• What is being asked
Quote word for word the lines below, beginning with the first and ending with the one that has "phục vụ của". Drop the pictures.

• Dataset section
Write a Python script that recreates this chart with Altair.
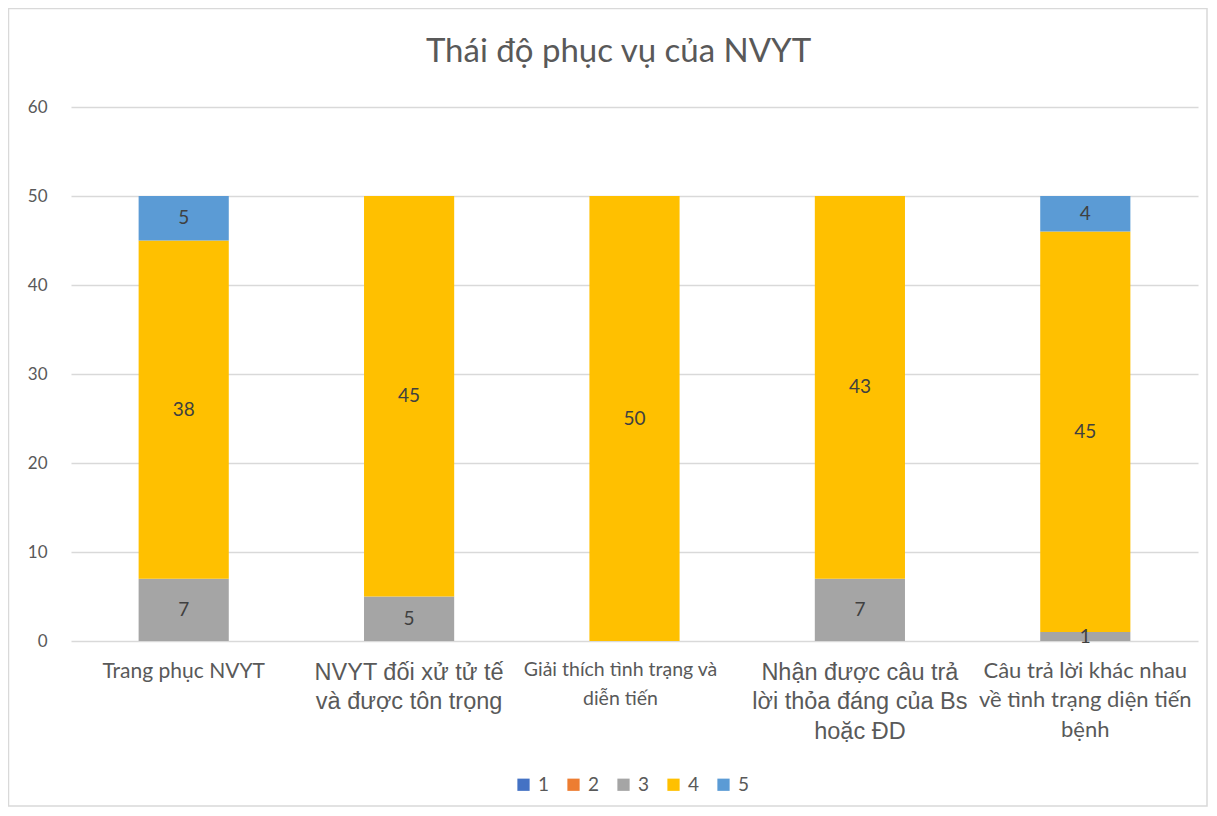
import altair as alt
import pandas as pd

categories = [
    "Trang phục NVYT",
    "NVYT đối xử tử tế|và được tôn trọng",
    "Giải thích tình trạng và|diễn tiến",
    "Nhận được câu trả|lời thỏa đáng của Bs|hoặc ĐD",
    "Câu trả lời khác nhau|về tình trạng diện tiến|bệnh",
]
series_names = ["1", "2", "3", "4", "5"]
s1 = [0, 0, 0, 0, 0]
s2 = [0, 0, 0, 0, 0]
s3 = [7, 5, 0, 7, 1]
s4 = [38, 45, 50, 43, 45]
s5 = [5, 0, 0, 0, 4]
colors = ["#4472C4", "#ED7D31", "#A5A5A5", "#FFC000", "#5B9BD5"]
y_ticks = [0, 10, 20, 30, 40, 50, 60]
title_text = "Thái độ phục vụ của NVYT"

rows = []
for name, vals in zip(series_names, [s1, s2, s3, s4, s5]):
    for c, v in zip(categories, vals):
        rows.append({"category": c, "series": name, "value": v})
df = pd.DataFrame(rows)

W, H = 1127, 534
PL, PT, PR, PB = 63, 99, 10, 166
FONT = "Lato"
TXT = "#595959"


def is_cat(i):
    return "datum.value == '%s'" % categories[i]


label_size = {
    "condition": [
        {"test": is_cat(0), "value": 21},
        {"test": is_cat(1), "value": 23.5},
        {"test": is_cat(2), "value": 19.5},
        {"test": is_cat(3), "value": 23.5},
    ],
    "value": 22,
}
label_font = {
    "condition": {"test": "(" + is_cat(1) + ") || (" + is_cat(3) + ")", "value": "Liberation Sans"},
    "value": FONT,
}
label_offset = {"condition": {"test": is_cat(2), "value": -14}, "value": 0}

base = alt.Chart(df).transform_stack(
    stack="value", groupby=["category"], as_=["y0", "y1"],
    sort=[alt.SortField("series", order="ascending")]
).transform_calculate(mid="(datum.y0 + datum.y1) / 2")

x_enc = alt.X(
    "category:N", sort=categories, title=None,
    scale=alt.Scale(paddingInner=0.6, paddingOuter=0.3),
    axis=alt.Axis(
        labelExpr="split(datum.label, '|')",
        labelAngle=0, domain=False, ticks=False, grid=False,
        labelPadding=19, labelColor=TXT, labelLineHeight=29.5,
        labelFontSize=label_size, labelFont=label_font, labelOffset=label_offset,
        labelLimit=400, labelBaseline="top",
    ),
)

bars = base.mark_bar().encode(
    x=x_enc,
    y=alt.Y("y0:Q", title=None,
            scale=alt.Scale(domain=[0, 60]),
            axis=alt.Axis(values=y_ticks, domain=False, ticks=False,
                          gridColor="#D9D9D9", gridWidth=1.3,
                          labelColor=TXT, labelFontSize=17, labelFont=FONT,
                          labelPadding=24)),
    y2="y1:Q",
    color=alt.Color("series:N", scale=alt.Scale(domain=series_names, range=colors),
                    legend=alt.Legend(title=None, orient="none", direction="horizontal",
                                      legendX=443, legendY=668,
                                      symbolType="square", symbolSize=150,
                                      symbolStrokeWidth=0,
                                      labelFontSize=19, labelFont=FONT, labelColor=TXT,
                                      columnPadding=14, labelOffset=5)),
)

labels = base.transform_filter("datum.value > 0").mark_text(
    font=FONT, fontSize=19, color="#404040"
).encode(
    x=alt.X("category:N", sort=categories),
    y=alt.Y("mid:Q"),
    text=alt.Text("value:Q"),
)

deco = alt.Chart(alt.Data(values=[{"t": title_text}]))

border = deco.mark_rect(
    fill=None, stroke="#D9D9D9", strokeWidth=1.5
).encode(
    x=alt.value(-PL + 0.5), x2=alt.value(W + PR - 1),
    y=alt.value(-PT + 0.5), y2=alt.value(H + PB - 1),
)

title = deco.mark_text(
    font=FONT, fontSize=33, color=TXT, align="center", baseline="middle"
).encode(
    text="t:N", x=alt.value(W / 2 - 16), y=alt.value(-55),
)

chart = alt.layer(border, title, bars, labels).properties(
    width=W, height=H,
    padding={"left": PL, "top": PT, "right": PR, "bottom": PB},
    autosize=alt.AutoSizeParams(type="none"),
).configure_view(stroke=None)

chart.save("out.html", embed_options={"renderer": "svg", "actions": False})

• Task result
Write a Python script that recreates this chart with Altair.
import altair as alt
import pandas as pd

categories = [
    "Trang phục NVYT",
    "NVYT đối xử tử tế|và được tôn trọng",
    "Giải thích tình trạng và|diễn tiến",
    "Nhận được câu trả|lời thỏa đáng của Bs|hoặc ĐD",
    "Câu trả lời khác nhau|về tình trạng diện tiến|bệnh",
]
series_names = ["1", "2", "3", "4", "5"]
s1 = [0, 0, 0, 0, 0]
s2 = [0, 0, 0, 0, 0]
s3 = [7, 5, 0, 7, 1]
s4 = [38, 45, 50, 43, 45]
s5 = [5, 0, 0, 0, 4]
colors = ["#4472C4", "#ED7D31", "#A5A5A5", "#FFC000", "#5B9BD5"]
y_ticks = [0, 10, 20, 30, 40, 50, 60]
title_text = "Thái độ phục vụ của NVYT"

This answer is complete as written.